GCC’s travel and tourism potential

The Travel & Tourism Competitiveness Report 2013’s findings clearly show that GCC states can make exceptional achievements through sustained, innovative ideas .
Notwithstanding limited natural wonders, some Gulf Cooperation Council (GCC) countries are demonstrating capability of posting good performance in a key report dealing with travel and tourism. Reference is made to the recently issued, The Travel & Tourism Competitiveness Report 2013, issued by the World Economic Forum.
In particular, the report gives high marks for the UAE by virtue of securing the best ranking for any Arab and Muslim nation. The UAE has advanced by six notches to secure global ranking No. 27 amongst 140 nations ranked in the report.
To be sure, financial value associated with the travel and tourism sector in the UAE is exceptional. The talk is about some $50bn, certainly a substantial amount. This translates into the sector compromising around 14 per cent of the country’s gross domestic product (GDP).
The credit for this outstanding performance is partially reserved for developing innovative travel concepts including artificial islands besides hotels meeting different tastes and budgets.
For their parts, UAE carriers are contributing towards the objective of making the country an international tourist destination. Suffice to say that Emirates operates flights to more than 120 destinations daily in six continents.
In fact, Dubai International Airport has emerged as the second busiest airport in the world for international traffic in the first two months of 2013, with throughput of some 10.6 million, a growth of 13 per cent. London’s Heathrow topped the list. Still, Etihad, Air Arabia and flydubai make their contributions to the cause of making the UAE a hot spot for visitors. Reflecting the spirit of competition, UAE carriers compete amongst themselves for business on same routes.
Qatar’s strength
Turning to other GCC countries, Qatar has secured the second best ranking amongst Arab countries despite falling by one notch to ranking no 41. Understandably, Qatar’s strengths entail boasting a safe and secured place and placing no restrictions on the employment of foreign workers in the travel and tourism sector. Latest population in Qatar stands at 1.92 million, up from 1 million in 2007. Expatriates make up around 85 of the population and more of the workforce.

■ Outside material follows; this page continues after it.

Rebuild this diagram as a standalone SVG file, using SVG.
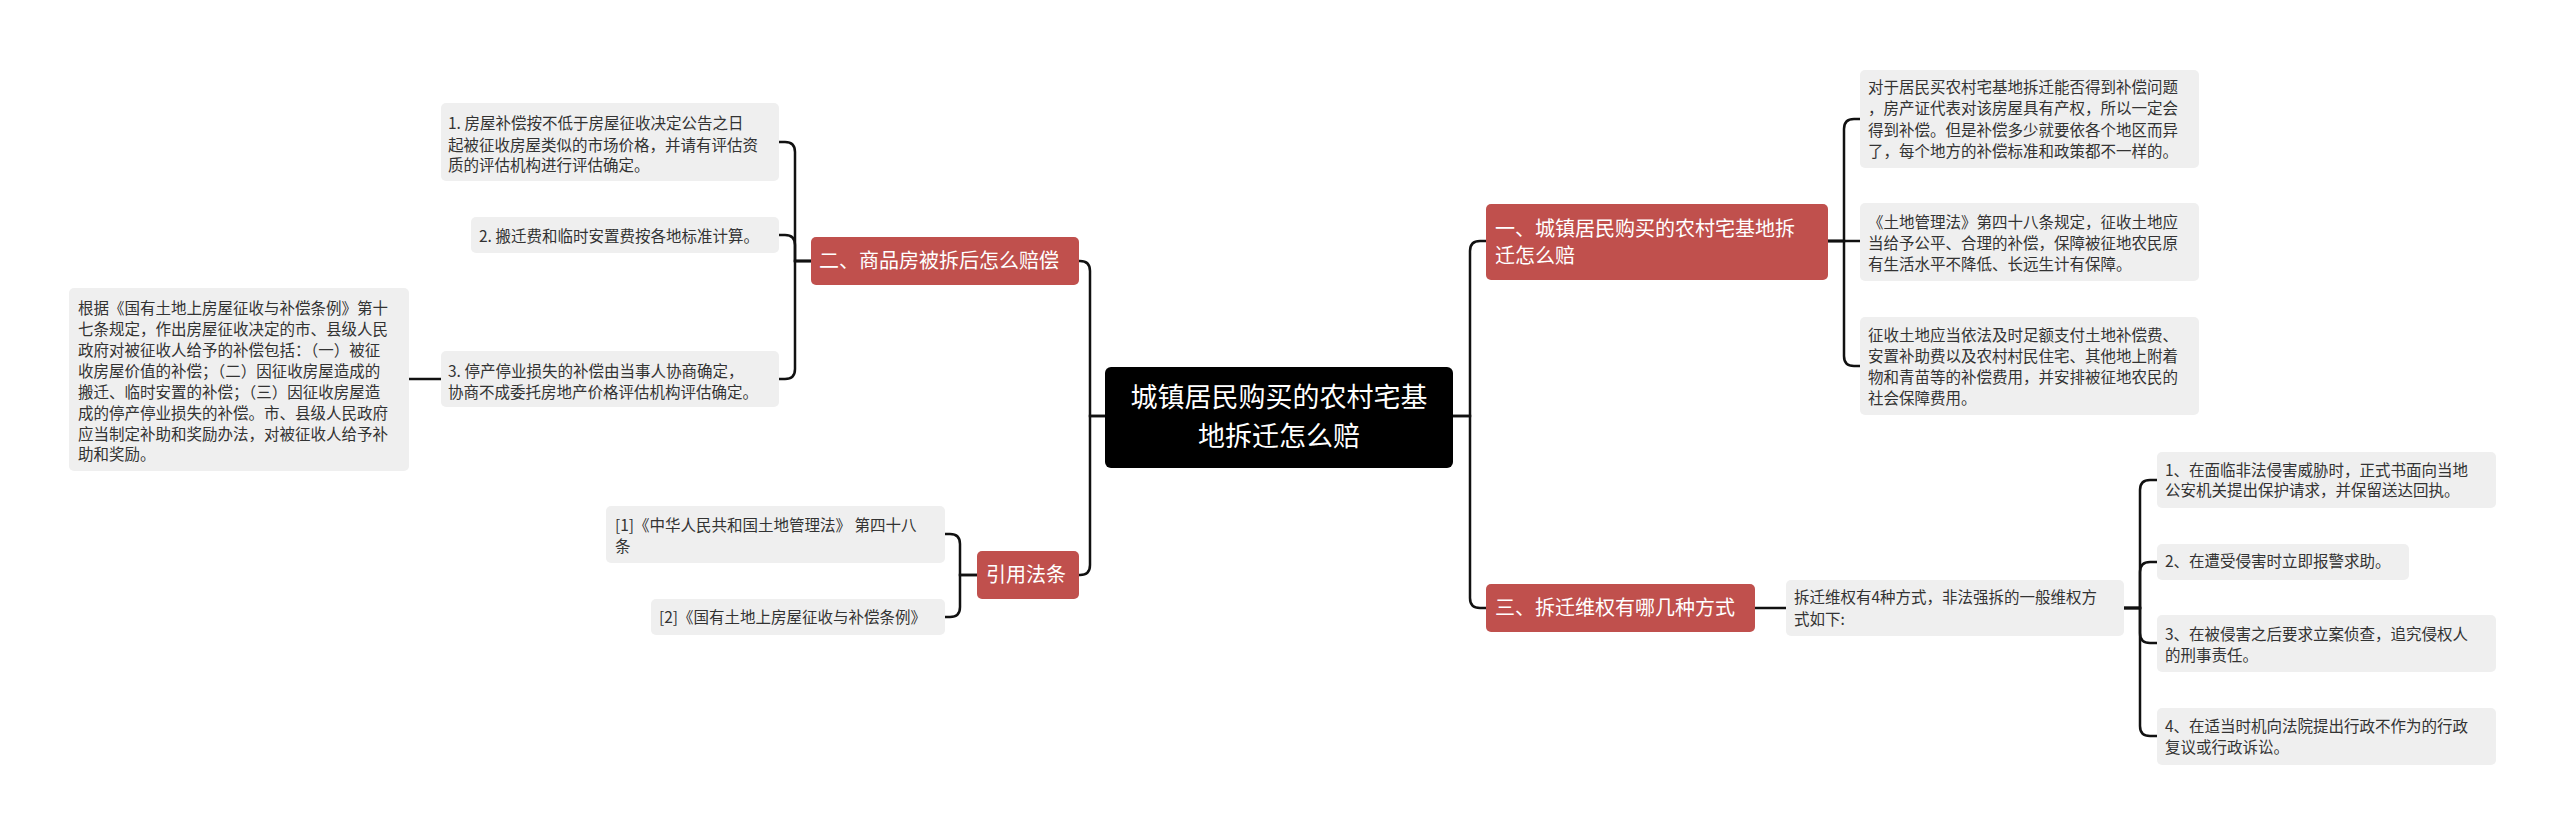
<svg xmlns="http://www.w3.org/2000/svg" width="2560" height="831" viewBox="0 0 2560 831">
<style>
text{font-family:"Noto Sans CJK SC","Noto Sans",sans-serif}
.leaf rect{fill:#efefef}
.leaf text{font-size:15.5px;fill:#333}
.red rect{fill:#c0504d}
.red text{font-size:20px;fill:#fff}
.root rect{fill:#000}
.root text{font-size:27px;fill:#fff;text-anchor:middle}
#connectors path{fill:none;stroke:#111;stroke-width:2.5}
</style>
<rect width="2560" height="831" fill="#fff"/>
<g id="connectors">
<path d="M1453 416 H1470 V251 Q1470 241 1480 241 H1486"/>
<path d="M1453 416 H1470 V598 Q1470 608 1480 608 H1486"/>
<path d="M1828 241 H1844 V129 Q1844 119 1854 119 H1860"/>
<path d="M1828 241 H1860"/>
<path d="M1828 241 H1844 V356 Q1844 366 1854 366 H1860"/>
<path d="M1755 608 H1786"/>
<path d="M2124 608 H2140 V490 Q2140 480 2150 480 H2157"/>
<path d="M2124 608 H2140 V572 Q2140 562 2150 562 H2157"/>
<path d="M2124 608 H2140 V633 Q2140 643 2150 643 H2157"/>
<path d="M2124 608 H2140 V726 Q2140 736 2150 736 H2157"/>
<path d="M1105 416 H1090 V271 Q1090 261 1080 261 H1079"/>
<path d="M1105 416 H1090 V565 Q1090 575 1080 575 H1079"/>
<path d="M811 261 H795 V152 Q795 142 785 142 H779"/>
<path d="M811 261 H795 V245 Q795 235 785 235 H779"/>
<path d="M811 261 H795 V369 Q795 379 785 379 H779"/>
<path d="M441 379 H409"/>
<path d="M977 575 H960 V544 Q960 534 950 534 H945"/>
<path d="M977 575 H960 V607 Q960 617 950 617 H945"/>
</g>
<g id="root" class="root"><rect x="1105" y="367" width="348" height="101" rx="6"/><text x="1279" y="407">城镇居民购买的农村宅基</text><text x="1279" y="446">地拆迁怎么赔</text></g>
<g id="n1" class="red"><rect x="1486" y="204" width="342" height="76" rx="5"/><text x="1495" y="236">一、城镇居民购买的农村宅基地拆</text><text x="1495" y="263">迁怎么赔</text></g>
<g id="n1a" class="leaf"><rect x="1860" y="70" width="339" height="98" rx="5"/><text x="1868" y="93">对于居民买农村宅基地拆迁能否得到补偿问题</text><text x="1868" y="114">，房产证代表对该房屋具有产权，所以一定会</text><text x="1868" y="136">得到补偿。但是补偿多少就要依各个地区而异</text><text x="1868" y="157">了，每个地方的补偿标准和政策都不一样的。</text></g>
<g id="n1b" class="leaf"><rect x="1860" y="203" width="339" height="78" rx="5"/><text x="1868" y="228">《土地管理法》第四十八条规定，征收土地应</text><text x="1868" y="249">当给予公平、合理的补偿，保障被征地农民原</text><text x="1868" y="270">有生活水平不降低、长远生计有保障。</text></g>
<g id="n1c" class="leaf"><rect x="1860" y="317" width="339" height="98" rx="5"/><text x="1868" y="341">征收土地应当依法及时足额支付土地补偿费、</text><text x="1868" y="362">安置补助费以及农村村民住宅、其他地上附着</text><text x="1868" y="383">物和青苗等的补偿费用，并安排被征地农民的</text><text x="1868" y="404">社会保障费用。</text></g>
<g id="n3" class="red"><rect x="1486" y="584" width="269" height="48" rx="5"/><text x="1495" y="615">三、拆迁维权有哪几种方式</text></g>
<g id="n3a" class="leaf"><rect x="1786" y="580" width="338" height="56" rx="5"/><text x="1794" y="603">拆迁维权有4种方式，非法强拆的一般维权方</text><text x="1794" y="625">式如下:</text></g>
<g id="n3a1" class="leaf"><rect x="2157" y="452" width="339" height="56" rx="5"/><text x="2165" y="476">1、在面临非法侵害威胁时，正式书面向当地</text><text x="2165" y="496">公安机关提出保护请求，并保留送达回执。</text></g>
<g id="n3a2" class="leaf"><rect x="2157" y="544" width="252" height="36" rx="5"/><text x="2165" y="567">2、在遭受侵害时立即报警求助。</text></g>
<g id="n3a3" class="leaf"><rect x="2157" y="615" width="339" height="57" rx="5"/><text x="2165" y="640">3、在被侵害之后要求立案侦查，追究侵权人</text><text x="2165" y="661">的刑事责任。</text></g>
<g id="n3a4" class="leaf"><rect x="2157" y="708" width="339" height="57" rx="5"/><text x="2165" y="732">4、在适当时机向法院提出行政不作为的行政</text><text x="2165" y="753">复议或行政诉讼。</text></g>
<g id="n2" class="red"><rect x="811" y="237" width="268" height="48" rx="5"/><text x="819" y="268">二、商品房被拆后怎么赔偿</text></g>
<g id="n2a" class="leaf"><rect x="441" y="103" width="338" height="78" rx="5"/><text x="448" y="129">1. 房屋补偿按不低于房屋征收决定公告之日</text><text x="448" y="151">起被征收房屋类似的市场价格，并请有评估资</text><text x="448" y="171">质的评估机构进行评估确定。</text></g>
<g id="n2b" class="leaf"><rect x="471" y="217" width="308" height="36" rx="5"/><text x="479" y="242">2. 搬迁费和临时安置费按各地标准计算。</text></g>
<g id="n2c" class="leaf"><rect x="441" y="351" width="338" height="56" rx="5"/><text x="448" y="377">3. 停产停业损失的补偿由当事人协商确定，</text><text x="448" y="398">协商不成委托房地产价格评估机构评估确定。</text></g>
<g id="n2c1" class="leaf"><rect x="69" y="288" width="340" height="183" rx="5"/><text x="78" y="314">根据《国有土地上房屋征收与补偿条例》第十</text><text x="78" y="335">七条规定，作出房屋征收决定的市、县级人民</text><text x="78" y="356">政府对被征收人给予的补偿包括：（一）被征</text><text x="78" y="377">收房屋价值的补偿；（二）因征收房屋造成的</text><text x="78" y="398">搬迁、临时安置的补偿；（三）因征收房屋造</text><text x="78" y="419">成的停产停业损失的补偿。市、县级人民政府</text><text x="78" y="440">应当制定补助和奖励办法，对被征收人给予补</text><text x="78" y="460">助和奖励。</text></g>
<g id="n4" class="red"><rect x="977" y="551" width="102" height="48" rx="5"/><text x="986" y="582">引用法条</text></g>
<g id="n4a" class="leaf"><rect x="606" y="506" width="339" height="57" rx="5"/><text x="615" y="531">[1]《中华人民共和国土地管理法》 第四十八</text><text x="615" y="552">条</text></g>
<g id="n4b" class="leaf"><rect x="651" y="599" width="294" height="36" rx="5"/><text x="659" y="623">[2]《国有土地上房屋征收与补偿条例》</text></g>
</svg>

Worryingly, Bahrain’s ranking has suffered a setback, dropping by 15 places, the worst within the GCC. The new ranking is that of No. 55 globally, thereby the third best regionally.
Certainly, this is a serious matter, as the travel and tourism sector makes up some 7 per cent of the GDP. As such, movements within this sector leave their imprints on Bahrain’s GDP.Undoubtedly, the prolonged nature of the socio-political crisis, ever since February 2011, is partly responsible for the substandard performance.
Still, recently the country’s Transport Minister, Kamal Ahmad, warned that Bahrain could face downgrading in case of not streamlining its aviation laws. The International Civil Aviation Organisation could downgrade Bahrain due to technical aspects amongst other reasons. Moreover, supported by its natural treasures, Oman saw its ranking improved by four notches to ranking No. 57 globally. Still, Saudi Arabia maintained its ranking No. 62 thanks in part to the flow of pilgrims to the holy places.
Yet, Kuwait’s ranking fell by six notches, and therefore pushed to ranking No. 101. Kuwait is the sole GCC country not ranked within in the top 100 places in the report. On another negative point, the report puts Kuwait in the list of countries least friendly to visitors. Undoubtedly, part of the problem concerns high value of the local currency, as visitors must exchange $3.5 for a single KD.